47 gündür Metris Cezaevi’nde tutuklu bulunan Doğu Demirtaş ve Selahattin Uğuzeş’in savunmalarına geçildi. Suça konu edilen LGBTİ+ bayrağının bir güvenlik görevlisi tarafından asıldığını söyleyen Doğu Demirtaş, “Hiçbir kesim ya da kişiyi aşağılamak gibi bir amacımız yok. Herhangi bir öğrenci grubuna resmi ya da gayriresmi bir üyeliğim yoktur. Suçlamaları kabul etmiyorum. LGBTİ+ bayrağını bir güvenlik görevlisi astı. Telefonumda videosu var, incelenebilir. O güvenlik görevlisini teşhis edebilirim” dedi.
Yeni Şafak haberini delil olarak gösteren hâkimin, “Herhangi bir örgüte üyeliğin var mı, yedi sanık aynı ekipte miydiniz, sergiyi düzenleyen ekiptesin, resim daha sonra kaybolmuş, o sırada oralarda mıydın” sorusuna yanıt veren Doğu, şöyle konuştu:
“Güvenlik sürekli serginin başındaydı, resmi kimin hazırladığını da bilmiyorum.

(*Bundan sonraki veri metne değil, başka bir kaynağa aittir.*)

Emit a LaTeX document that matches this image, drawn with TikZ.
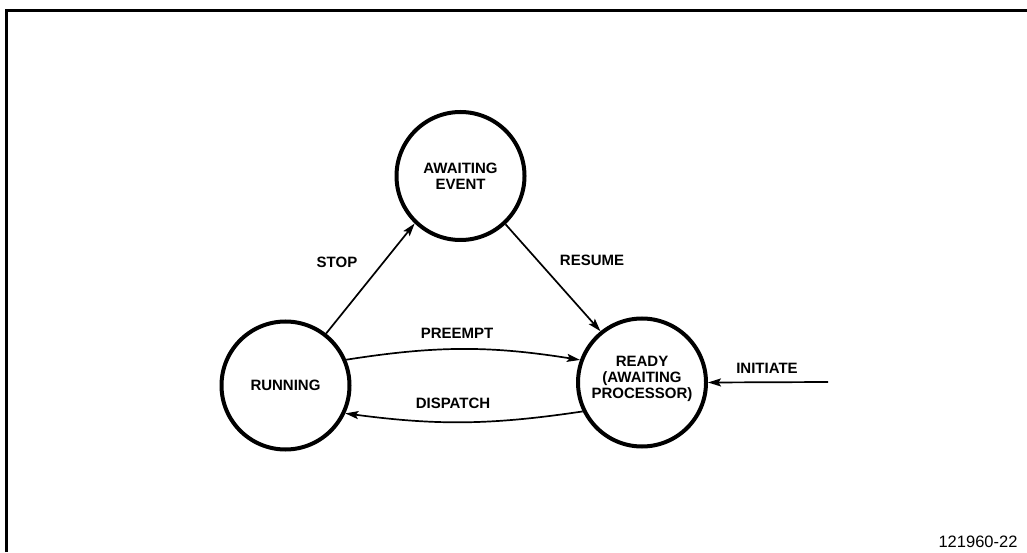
\documentclass[tikz,border=0pt]{standalone}
\usepackage{fontspec}
\setmainfont{Liberation Sans}
\usetikzlibrary{arrows.meta}
\begin{document}
\begin{tikzpicture}[x=1pt,y=1pt,
  state/.style={circle,draw,line width=4pt,minimum size=128pt,inner sep=0pt,
    align=center,font=\bfseries\fontsize{15}{16}\selectfont},
  conn/.style={line width=1.7pt,-{Stealth[length=13pt,width=8pt,inset=2.5pt]}},
  lbl/.style={font=\bfseries\fontsize{15}{16}\selectfont,inner sep=0pt},
  frame/.style={line width=3pt}]
\useasboundingbox (0,0) rectangle (1027,552);
% frame (top and left edges)
\coordinate (fl) at (6,0);
\coordinate (fc) at (6,541);
\coordinate (fr) at (1027,541);
\draw[frame] (fl) -- (fc) -- (fr);
% states
\node[state] (await) at (460.5,376) {AWAITING\\EVENT};
\node[state] (run) at (285.5,166.5) {RUNNING};
\node[state] (ready) at (642,169.5) {};
\node[lbl,align=center] (readytxt) at (642,173) {READY\\(AWAITING\\PROCESSOR)};
% connectors
\draw[conn] (run.52) -- (await.226);
\draw[conn] (await.313) -- (ready.129);
\draw[conn] (run.23) to[bend left=9] (ready.160);
\draw[conn] (ready.206) to[bend left=8] (run.335);
\coordinate (init) at (828,170);
\draw[conn] (init) -- (ready.0);
% labels
\node[lbl] (lstop) at (337,290) {STOP};
\node[lbl] (lresume) at (592,292) {RESUME};
\node[lbl] (lpre) at (457,219) {PREEMPT};
\node[lbl] (ldis) at (453,149) {DISPATCH};
\node[lbl] (linit) at (767,184) {INITIATE};
\node[inner sep=0pt,font=\fontsize{16.5}{18}\selectfont] (fig) at (978,10) {121960-22};
\end{tikzpicture}
\end{document}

Laik bir ülkede yaşadığımız için bunu Müslümanlığa aykırı diye savunmayız. Herhangi bir suç işlediğimizi düşünmüyorum, hatta yaptığımızın sanat olduğunu düşünüyorum.”
Hâkim; Doğu’ya “LGBTİ+ üyeliğin veya diyaloğun var mı?” diye sordu.
Selo: Haberi TRT’den öğrendim
Demirtaş’ın ardından savunmasına geçilen Selahattin Uğuzeş ise, ifade işlemleri için gittiği Vatan Emniyet Müdürlüğü’nde resmi Doğu Demirtaş ile birlikte astığının yazılı olduğu bir tutanak imzalatmak istendiğini söyledi.
“Savcılıkta tutukluluğa sevk edilmeden bu haberi TRT’den öğrendik” diyen Selo, “Suç işleme kastım ve kötü niyetim yoktu, sergiye gittim ve anlamadığım bir suçtan dolayı 47 gündür tutukluyum. Avukatım olmadan beyanda bulunmadığım halde bana bir tutanak getirdiler. Tutanakta resmi asan dört kişiden biri olduğumu kabul ettiğim yazıyordu. Ben bu tutanağı imzalamadım” şeklinde konuştu.
Duruşma tutuksuz sanıkların savunması ile devam ediyor.
Bir yıldan 3 yıla kadar hapis cezası isteniyor
24 Şubat’ta hazırlanan iddianamede; öğrencilerin ‘halkın bir kesiminin benimsediği dini değerleri alenen aşağılama’ suçundan bir yıldan üç yıla kadar hapisle cezalandırmaları talep ediliyor. İddianamede, “Kâbe görselinin üzerine yerleştirilen LGBTİ+ bayrağı için “İslam dini literatüründe yasak ve haram olarak kabul edilen eşcinsellik ve benzeri cinsel yönelimlere dair imge” ifadeleri bulunuyor.
İddianamede; Doğu ve Selo’nun, Boğaziçi Üniversitesi kampüs alanı içerisindeki sergi alanında bir panoya 29 Ocak 2021 tarihinde saat 12.45 sıralarında Kabe fotoğrafı üzerine Şahmeran tasviri ve dört bir yanında LGBTİ+ amblemi bulunan resmi astıkları belirtildi.
Tutuksuz yargılanan öğrenciler; Can, Eda ve Rümeysa’nın Boğaziçi Rektörlüğüne hitaben “Şahmeran figürü bulunan resim kaybolmuştur. Saat 17.00 itibariyle gerekli araştırmaların yapılmasını istiyoruz” şeklinde dilekçe düzenleyerek imzaladıkları da iddianamede yer aldı.